Tuesday, 13 February 2018

Joint Oireachtas Committee on Arts, Heritage, Regional, Rural and Gaeltacht Affairs

Irish Film Industry: Discussion (Resumed)

11:00 am

Mr. John Arkins:

I can give the Deputy a summary of our 2011 submission, from the time when I was shop steward and president of the branch. This is the mechanism from which those figures come. This was a 2011 report called the Creative Capiral report. Every five years, a report is prepared by vested interest groups, usually at the time of a change of Government. Now we have the Crowe Horwath report. This is how they come to these figures. This is what lay people need to hear, before deciding what they think .

The report claimed that crew are employed on a 38-hour week, and work 232 days per year. It found that the 38-hour week average is derived from a 39-hour week average for manual workers and a 37-hour week for clerical professionals and technical workers. The 232-day working year is derived as follows. From 365 days, 104 are subtracted for weekends; a further nine for public holidays; 20 days are then subtracted for average annual leave. This leaves 232 days.
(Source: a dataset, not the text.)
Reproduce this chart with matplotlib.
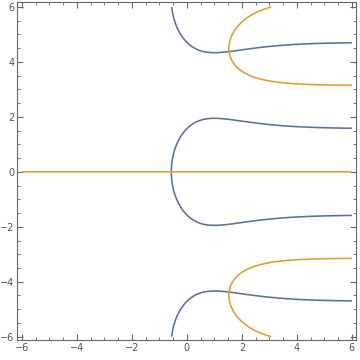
import numpy as np
import matplotlib
matplotlib.use("Agg")
import matplotlib.pyplot as plt

# Plot range and contour levels (Re f = 0, Im f = 0 for f(z) = e^z + z)
x_range = [-6, 6]
y_range = [-6, 6]
levels = [0]
major_ticks = [-6, -4, -2, 0, 2, 4, 6]
tick_labels = ["\u22126", "\u22124", "\u22122", "0", "2", "4", "6"]

blue = "#5B7199"
orange = "#DDA02C"
frame_col = "#666666"

x = np.linspace(x_range[0], x_range[1], 1200)
y = np.linspace(y_range[0], y_range[1], 1200)
X, Y = np.meshgrid(x, y)
Z = np.exp(X + 1j * Y) + (X + 1j * Y)

fig = plt.figure(figsize=(3.6, 3.6), dpi=100)
ax = fig.add_axes([17/360, 20/360, 339/360, 338/360])

ax.contour(X, Y, Z.real, levels=levels, colors=[blue], linewidths=1.15)
ax.contour(X, Y, Z.imag, levels=levels, colors=[orange], linewidths=1.15)

ax.set_xlim(-6.18, 6.15)
ax.set_ylim(-6.12, 6.18)
ax.set_xticks(major_ticks)
ax.set_yticks(major_ticks)
ax.set_xticklabels(tick_labels)
ax.set_yticklabels(tick_labels)
ax.set_xticks(np.arange(-6, 6.01, 0.5), minor=True)
ax.set_yticks(np.arange(-6, 6.01, 0.5), minor=True)
ax.tick_params(which="both", direction="in", top=True, right=True,
               color=frame_col, labelcolor="#555555", labelsize=7, pad=2)
ax.tick_params(which="major", length=4, width=0.8)
ax.tick_params(which="minor", length=2.5, width=0.6)
for s in ax.spines.values():
    s.set_color(frame_col)
    s.set_linewidth(0.8)

fig.savefig("out.png", dpi=100)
We and our colleagues work for up to 70 or 80 hours a week. That has been reported as a 38-hour week. All of the hours worked have been counted. That is how they arrive at an figure of 17,000 people in full-time jobs, working 1,365 hours a year. They calculate the hours, not the people. One can do that all one likes, but that is the reality. Those were the findings of the Creative Capiral report from 2010. That is their contention, not ours.

The report did avert to industrial relations issues, and following its publication the then Minister for Arts, Heritage and the Gaeltacht, Deputy Jimmy Deenihan, appointed a man named Mr. Peter Cassells to investigate industrial relations in Irish film. He would not take the job, and it was given to a lovely man by the name of Mr. Finbarr Flood, whom I was privileged to meet. He started his working life as a 14-year-old boy at the Guinness brewery. Over his working career, he ended up becoming the managing director of the company. He was also the chair of the Labour Court. Mr. Flood said he could understand that after 27 years working in the industry, I am still humping timber. The man on my right is still humping timber. There is no career path, because no one takes responsibility. No one has to.

That is how they came up with the figures, and that is how they come up with the figures today. As a group of workers, we have been excluded. We are habitually employed by my employer and associate employers. I refer to the McHenry brothers. This is law adjudicated on by the court. We cannot be treated any less favourably than full-time workers, but we have been excluded from our workplace by agreements. The employers do not hire get union members; they get conscripts. They are conscripted for one job and one job only. That is the problem.